People v. Holmes

| N.Y. App. Div. | Feb 2, 2007

Appeal from a judgment of the Supreme Court, Erie County (Penny M. Wolfgang, J.), rendered June 29, 2005. The judgment convicted defendant, upon a jury verdict, of manslaughter in the first degree and criminal possession of a weapon in the second degree.

It is hereby ordered that the judgment so appealed from be and the same hereby is unanimously affirmed.

Memorandum: Defendant appeals from a judgment convicting him, upon a jury verdict, of manslaughter in the first degree (Penal Law § 125.20 [1]) and criminal possession of a weapon in the second degree (former § 265.03 [2]). Defendant failed to preserve for our review his contention that the evidence is legally insufficient to disprove his justification defense (see People v Cunningham, 13 AD3d 1118, 1120 [2004], lv denied 4 NY3d 829, 5 NY3d 761) and, in any event, that contention lacks merit. The record establishes that defendant shot the victim three times, twice after wrestling the gun away from him during a struggle. All three gunshots were either debilitating or deadly, and one gunshot was to the back of the victim’s head, at close range. The jury could reasonably have concluded that, after disarming the victim, defendant had the opportunity to retreat safely without using deadly force (see People v Littlejohn, 307 AD2d 976 [2003], lv denied 100 NY2d 622 [2003]). Alternatively, the jury could reasonably have concluded that, because defendant shot the victim more than once, his “actions constituted an excessive use of deadly force, and ... it was the excessive portion of the force which caused the victim’s death” (People v Reeder, 209 AD2d 551, 552 [1994], lv denied 85 NY2d 913 [1995]).

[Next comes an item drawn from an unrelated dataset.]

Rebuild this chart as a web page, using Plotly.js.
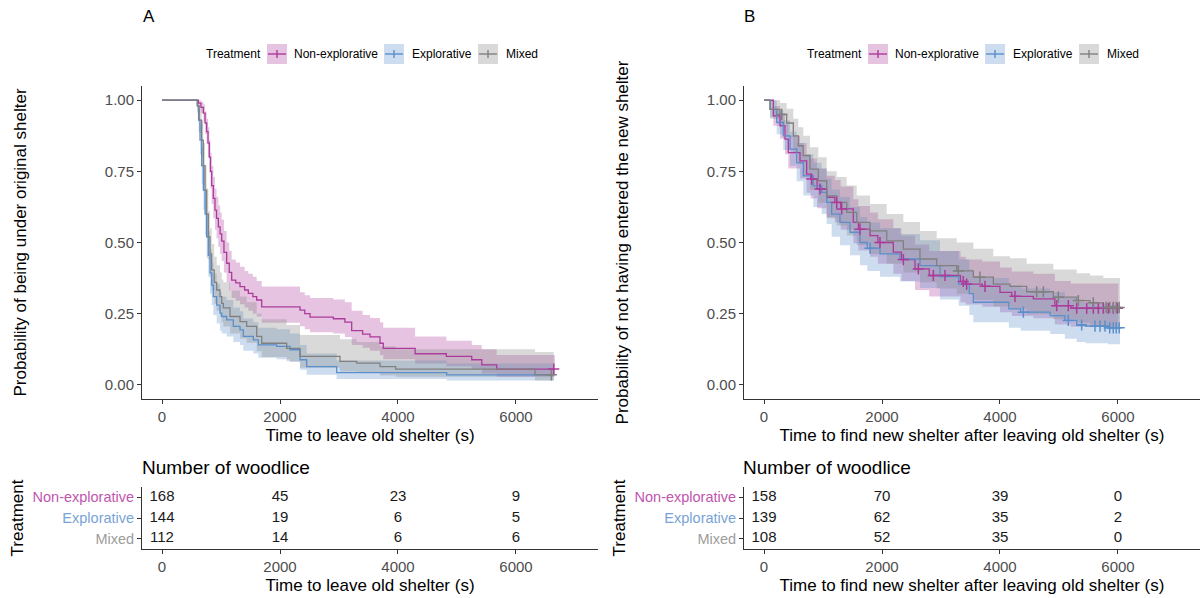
<!DOCTYPE html>
<html><head><meta charset="utf-8">
<script src="https://cdn.plot.ly/plotly-3.0.1.min.js"></script>
<style>html,body{margin:0;padding:0;background:#fff}#chart{width:1202px;height:598px}</style>
</head><body><div id="chart"></div>
<script>
// ---------- categories & colours ----------
const groups = ['Non-explorative', 'Explorative', 'Mixed'];
const groupColors = ['#AC3A9B', '#5A8FCB', '#808080'];
const tableLabelColors = ['#BF55AF', '#79A3D6', '#9C9C9C'];

// ---------- Panel A: time to leave old shelter ----------
const aNonT = [0,616,660,701,730,757,780,802,822,842,870,898,925,955,985,1012,1050,1096,1140,1181,1250,1322,1400,1463,1540,1605,1690,2339,2420,2509,2904,3100,3215,3400,3526,3695,3750,4290,4820,5250,5420,5673,6660];
const aNonS = [1,0.99,0.975,0.955,0.92,0.89,0.85,0.80,0.75,0.70,0.655,0.614,0.585,0.555,0.53,0.505,0.465,0.427,0.395,0.368,0.358,0.345,0.333,0.321,0.31,0.298,0.274,0.262,0.25,0.238,0.232,0.22,0.19,0.178,0.168,0.146,0.128,0.109,0.1,0.088,0.07,0.055,0.055];
const aNonU = [1,1,0.995,0.985,0.96,0.935,0.905,0.86,0.815,0.77,0.73,0.69,0.66,0.63,0.605,0.58,0.54,0.50,0.47,0.44,0.43,0.415,0.40,0.39,0.38,0.365,0.345,0.325,0.315,0.305,0.30,0.29,0.26,0.245,0.235,0.22,0.2,0.17,0.155,0.14,0.125,0.105,0.10];
const aNonL = [1,0.975,0.955,0.925,0.88,0.845,0.80,0.745,0.69,0.635,0.585,0.545,0.515,0.485,0.46,0.435,0.395,0.36,0.33,0.305,0.295,0.283,0.272,0.26,0.25,0.24,0.218,0.206,0.195,0.185,0.18,0.168,0.14,0.13,0.12,0.105,0.09,0.075,0.065,0.055,0.04,0.028,0.028];
const aNonCens = [6640];

const aExpT = [0,599,620,644,672,701,730,757,785,814,843,870,927,983,1012,1096,1209,1322,1378,1548,1633,1944,2170,2339,2452,2960,4825,6640];
const aExpS = [1,0.98,0.93,0.86,0.77,0.684,0.60,0.52,0.455,0.393,0.35,0.31,0.28,0.252,0.24,0.228,0.205,0.193,0.17,0.158,0.14,0.135,0.123,0.088,0.064,0.043,0.035,0.035];
const aExpU = [1,1,0.97,0.915,0.835,0.76,0.68,0.60,0.54,0.475,0.43,0.39,0.355,0.325,0.31,0.298,0.272,0.258,0.233,0.22,0.2,0.195,0.18,0.14,0.11,0.085,0.075,0.075];
const aExpL = [1,0.96,0.89,0.81,0.705,0.615,0.525,0.445,0.38,0.32,0.28,0.245,0.215,0.19,0.18,0.17,0.15,0.14,0.12,0.11,0.095,0.09,0.08,0.053,0.035,0.02,0.015,0.015];
const aExpCens = [];

const aMixT = [0,599,630,672,700,729,757,785,814,842,885,927,983,1012,1040,1153,1322,1435,1605,1690,2113,2339,3017,3300,3695,3960,6322,6640];
const aMixS = [1,0.98,0.93,0.86,0.77,0.684,0.60,0.52,0.46,0.404,0.36,0.333,0.31,0.286,0.27,0.24,0.222,0.205,0.17,0.146,0.128,0.1,0.082,0.076,0.064,0.055,0.035,0.035];
const aMixU = [1,1,0.975,0.925,0.85,0.77,0.69,0.61,0.55,0.495,0.45,0.42,0.395,0.37,0.36,0.33,0.31,0.29,0.25,0.23,0.21,0.175,0.16,0.15,0.135,0.125,0.115,0.115];
const aMixL = [1,0.955,0.885,0.80,0.70,0.605,0.52,0.44,0.38,0.33,0.285,0.26,0.24,0.22,0.205,0.18,0.163,0.148,0.118,0.098,0.083,0.06,0.047,0.042,0.033,0.028,0.015,0.015];
const aMixCens = [6600];

// ---------- Panel B: time to find new shelter ----------
const bNonT = [0,158,271,356,412,610,723,790,900,1062,1200,1300,1514,1600,1797,1930,2192,2330,2560,2800,3330,3420,3700,4000,4200,4565,4930,5200,6006];
const bNonS = [1,0.945,0.91,0.863,0.816,0.787,0.74,0.723,0.688,0.659,0.641,0.618,0.571,0.547,0.524,0.50,0.466,0.44,0.407,0.384,0.363,0.354,0.346,0.325,0.311,0.302,0.278,0.269,0.269];
const bNonU = [1,0.98,0.955,0.915,0.875,0.85,0.81,0.795,0.76,0.735,0.72,0.697,0.652,0.628,0.605,0.582,0.55,0.525,0.493,0.47,0.45,0.44,0.433,0.412,0.398,0.39,0.365,0.356,0.356];
const bNonL = [1,0.91,0.865,0.81,0.76,0.725,0.675,0.655,0.62,0.59,0.57,0.545,0.497,0.472,0.45,0.425,0.39,0.365,0.333,0.31,0.29,0.282,0.274,0.255,0.242,0.234,0.212,0.204,0.204];
const bNonCens = [808,949,1232,1317,1627,1966,2362,2616,2870,3068,3378,3435,3746,4254,4961,5158,5300,5470,5582,5667,5752,5836,5921,5990];

const bExpT = [0,102,215,327,441,554,666,836,978,1062,1147,1288,1458,1627,1750,1966,2305,2644,2983,3300,3480,3548,4150,4350,4850,5100,5300,5450,5830,6034];
const bExpS = [1,0.968,0.922,0.875,0.828,0.781,0.734,0.699,0.676,0.641,0.60,0.571,0.536,0.50,0.48,0.46,0.442,0.419,0.38,0.354,0.32,0.29,0.267,0.255,0.243,0.226,0.21,0.206,0.2,0.2];
const bExpU = [1,1,0.965,0.93,0.89,0.85,0.81,0.78,0.76,0.725,0.685,0.66,0.625,0.59,0.57,0.55,0.53,0.508,0.47,0.44,0.405,0.375,0.35,0.338,0.325,0.305,0.29,0.285,0.28,0.28];
const bExpL = [1,0.94,0.88,0.825,0.77,0.715,0.665,0.625,0.60,0.565,0.52,0.49,0.455,0.42,0.40,0.38,0.363,0.34,0.30,0.278,0.245,0.22,0.2,0.19,0.178,0.162,0.15,0.146,0.142,0.142];
const bExpCens = [1797,4396,5158,5384,5610,5695,5780,5860,5920,5970,6020];

const bMixT = [0,102,271,384,497,582,666,780,921,1062,1232,1402,1571,1797,2080,2362,2644,2927,3266,3548,3887,4170,4452,4904,5300,5526,5752,6034];
const bMixS = [1,0.968,0.95,0.92,0.875,0.84,0.805,0.758,0.717,0.664,0.641,0.606,0.571,0.541,0.506,0.477,0.442,0.419,0.40,0.378,0.354,0.346,0.327,0.308,0.296,0.288,0.272,0.267];
const bMixU = [1,1,0.99,0.97,0.935,0.905,0.875,0.835,0.80,0.75,0.73,0.70,0.665,0.635,0.60,0.572,0.54,0.515,0.50,0.478,0.452,0.445,0.425,0.405,0.392,0.384,0.375,0.372];
const bMixL = [1,0.935,0.91,0.87,0.815,0.775,0.735,0.685,0.64,0.585,0.56,0.525,0.49,0.46,0.425,0.395,0.36,0.338,0.32,0.298,0.275,0.267,0.248,0.23,0.218,0.21,0.195,0.19];
const bMixCens = [300,3294,3660,4622,4735,4989,5328,5582,5800,5860,5920,5970,6020];

// ---------- risk tables ----------
const riskTimes = [0, 2000, 4000, 6000];
const aRisk = [[168,45,23,9],[144,19,6,5],[112,14,6,6]];
const bRisk = [[158,70,39,0],[139,62,35,2],[108,52,35,0]];

// ---------- tick labels & texts ----------
const xTicks = [0, 2000, 4000, 6000];
const yTicks = [0, 0.25, 0.5, 0.75, 1];
const yTickText = ['0.00','0.25','0.50','0.75','1.00'];
const panelTitles = ['A', 'B'];
const mainYTitles = ['Probability of being under original shelter', 'Probability of not having entered the new shelter'];
const xTitles = ['Time to leave old shelter (s)', 'Time to find new shelter after leaving old shelter (s)'];
const tableTitle = 'Number of woodlice';
const legendTitle = 'Treatment';

// ---------- helpers ----------
const W = 1202, H = 598;
const FONT = 'Liberation Sans, Arial, sans-serif';
const px = v => v / W;
const py = v => 1 - v / H;
function rgba(hex, a){const n=parseInt(hex.slice(1),16);return `rgba(${n>>16},${(n>>8)&255},${n&255},${a})`;}
function stepAt(T, S, t){let v=S[0];for(let i=0;i<T.length;i++){if(T[i]<=t)v=S[i];else break;}return v;}

const panels = [
  {xa:'x', ya:'y', series:[[aNonT,aNonS,aNonU,aNonL,aNonCens],[aExpT,aExpS,aExpU,aExpL,aExpCens],[aMixT,aMixS,aMixU,aMixL,aMixCens]]},
  {xa:'x2', ya:'y2', series:[[bNonT,bNonS,bNonU,bNonL,bNonCens],[bExpT,bExpS,bExpU,bExpL,bExpCens],[bMixT,bMixS,bMixU,bMixL,bMixCens]]}
];

const traces = [];
panels.forEach(p => {
  p.series.forEach((s, g) => {
    traces.push({x:s[0], y:s[2], xaxis:p.xa, yaxis:p.ya, mode:'lines', line:{width:0, shape:'hv'}, hoverinfo:'skip', showlegend:false});
    traces.push({x:s[0], y:s[3], xaxis:p.xa, yaxis:p.ya, mode:'lines', line:{width:0, shape:'hv'}, fill:'tonexty', fillcolor:rgba(groupColors[g],0.3), hoverinfo:'skip', showlegend:false});
  });
  p.series.forEach((s, g) => {
    traces.push({x:s[0], y:s[1], xaxis:p.xa, yaxis:p.ya, mode:'lines', name:groups[g], line:{color:groupColors[g], width:1.3, shape:'hv'}, showlegend:false});
  });
  p.series.forEach((s, g) => {
    if (!s[4].length) return;
    traces.push({x:s[4], y:s[4].map(t => stepAt(s[0], s[1], t)), xaxis:p.xa, yaxis:p.ya, mode:'markers', name:groups[g]+' censored',
      marker:{symbol:'cross-thin', size:8, color:groupColors[g], line:{width:1.5, color:groupColors[g]}}, showlegend:false});
  });
});

// risk table text
[[aRisk,'x3','y3'],[bRisk,'x4','y4']].forEach(([risk, xa, ya]) => {
  risk.forEach((row, g) => {
    traces.push({x:riskTimes, y:riskTimes.map(() => groups[g]), text:row.map(String), mode:'text', xaxis:xa, yaxis:ya,
      textposition:'middle center', textfont:{family:FONT, size:15, color:'#1a1a1a'}, hoverinfo:'skip', showlegend:false});
  });
});

// ---------- axes ----------
const mainXDom = [[px(142), px(598)], [px(744), px(1200)]];
const mainYDom = [py(399), py(86)];
const tabYDom = [py(549), py(487)];
const xRange = [-339, 7390];
const tickFont = {family:FONT, size:15, color:'#4D4D4D'};
const titleFont = {family:FONT, size:17, color:'#000'};

function xAxis(dom, anchor, title){
  return {domain:dom, anchor:anchor, range:xRange, tickvals:xTicks, ticks:'outside', ticklen:4, tickcolor:'#333',
    showline:true, linecolor:'#333', linewidth:1, showgrid:false, zeroline:false, tickfont:tickFont,
    title:{text:title, font:titleFont, standoff:5}};
}
function yMain(dom, anchor, title){
  return {domain:dom, anchor:anchor, range:[-0.05,1.05], tickvals:yTicks, ticktext:yTickText, ticks:'outside', ticklen:4, tickcolor:'#333',
    showline:true, linecolor:'#333', linewidth:1, showgrid:false, zeroline:false, tickfont:tickFont,
    title:{text:title, font:titleFont, standoff:73}};
}
const catArray = ['Mixed','Explorative','Non-explorative'];
const catText = catArray.map(c => `<span style="color:${tableLabelColors[groups.indexOf(c)]}">${c}</span>`);
function yTab(anchor){
  return {domain:tabYDom, anchor:anchor, type:'category', categoryorder:'array', categoryarray:catArray, range:[-0.5,2.5],
    tickvals:catArray, ticktext:catText, ticks:'outside', ticklen:4, tickcolor:'#333', showline:true, linecolor:'#333', linewidth:1,
    showgrid:false, zeroline:false, tickfont:{family:FONT, size:14.5, color:'#4D4D4D'},
    title:{text:legendTitle, font:titleFont, standoff:4}};
}

// ---------- legend (drawn keys) and annotations ----------
const shapes = [];
const annotations = [];
const legendOffsets = [0, 601];
const keyX = [267, 384, 478];
const labelX = [292, 410, 504];
legendOffsets.forEach((off, k) => {
  annotations.push({xref:'paper', yref:'paper', x:px(204+off), y:py(54), xanchor:'left', yanchor:'middle', showarrow:false,
    text:legendTitle, font:{family:FONT, size:12, color:'#000'}});
  groups.forEach((g, i) => {
    const x0 = keyX[i] + off, x1 = x0 + 20;
    shapes.push({type:'rect', xref:'paper', yref:'paper', x0:px(x0), x1:px(x1), y0:py(64), y1:py(44), fillcolor:rgba(groupColors[i],0.3), line:{width:0}});
    shapes.push({type:'line', xref:'paper', yref:'paper', x0:px(x0+1), x1:px(x1-1), y0:py(54), y1:py(54), line:{color:groupColors[i], width:1.4}});
    shapes.push({type:'line', xref:'paper', yref:'paper', x0:px((x0+x1)/2), x1:px((x0+x1)/2), y0:py(50), y1:py(58), line:{color:groupColors[i], width:1.4}});
    annotations.push({xref:'paper', yref:'paper', x:px(labelX[i]+off), y:py(54), xanchor:'left', yanchor:'middle', showarrow:false,
      text:g, font:{family:FONT, size:12, color:'#000'}});
  });
  annotations.push({xref:'paper', yref:'paper', x:px(141+off), y:py(17), xanchor:'left', yanchor:'middle', showarrow:false,
    text:panelTitles[k], font:{family:FONT, size:17, color:'#000'}});
  annotations.push({xref:'paper', yref:'paper', x:px(140+off), y:py(467), xanchor:'left', yanchor:'middle', showarrow:false,
    text:tableTitle, font:{family:FONT, size:19, color:'#000'}});
});

const layout = {
  width:W, height:H, margin:{l:0, r:0, t:0, b:0}, paper_bgcolor:'#fff', plot_bgcolor:'#fff', showlegend:false,
  font:{family:FONT},
  xaxis: xAxis(mainXDom[0], 'y', xTitles[0]),
  yaxis: yMain(mainYDom, 'x', mainYTitles[0]),
  xaxis2: xAxis(mainXDom[1], 'y2', xTitles[1]),
  yaxis2: yMain(mainYDom, 'x2', mainYTitles[1]),
  xaxis3: xAxis(mainXDom[0], 'y3', xTitles[0]),
  yaxis3: yTab('x3'),
  xaxis4: xAxis(mainXDom[1], 'y4', xTitles[1]),
  yaxis4: yTab('x4'),
  shapes:shapes, annotations:annotations
};

Plotly.newPlot('chart', traces, layout, {displayModeBar:false, staticPlot:true});
</script></body></html>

*1043We reject defendant’s contention that the verdict is against the weight of the evidence (see generally People v Bleakley, 69 NY2d 490, 495 [1987]). “ ‘Great deference is to be accorded to the factfinder’s resolution of credibility issues based upon its superior vantage point and its opportunity to view witnesses, observe demeanor and hear the testimony’ ” (People v Gritzke, 292 AD2d 805, 805-806 [2002], lv denied 98 NY2d 697 [2002]), and defendant’s credibility was a key issue at trial. By failing to object to Supreme Court’s ultimate Sandoval ruling, defendant failed to preserve for our review his challenge to that ruling (see People v Ponder, 19 AD3d 1041, 1043 [2005], lv denied 5 NY3d 809 [2005]; People v O’Connor, 19 AD3d 1154, 1155 [2005], lv denied 5 NY3d 831 [2005]). In any event, defendant’s challenge lacks merit. The record establishes that the court carefully parsed the list of bad acts and criminal convictions set forth in the People’s Sandoval application prior to ruling on the application, and we conclude that the court’s ruling does not constitute an abuse of discretion (see People v Nichols, 302 AD2d 953 [2003], lv denied 99 NY2d 657 [2003]; People v Meli, 142 AD2d 938, 939 [1988], lv denied 72 NY2d 921 [1988]). Present—Scudder, PJ., Hurlbutt, Gorski, Centra and Lunn, JJ.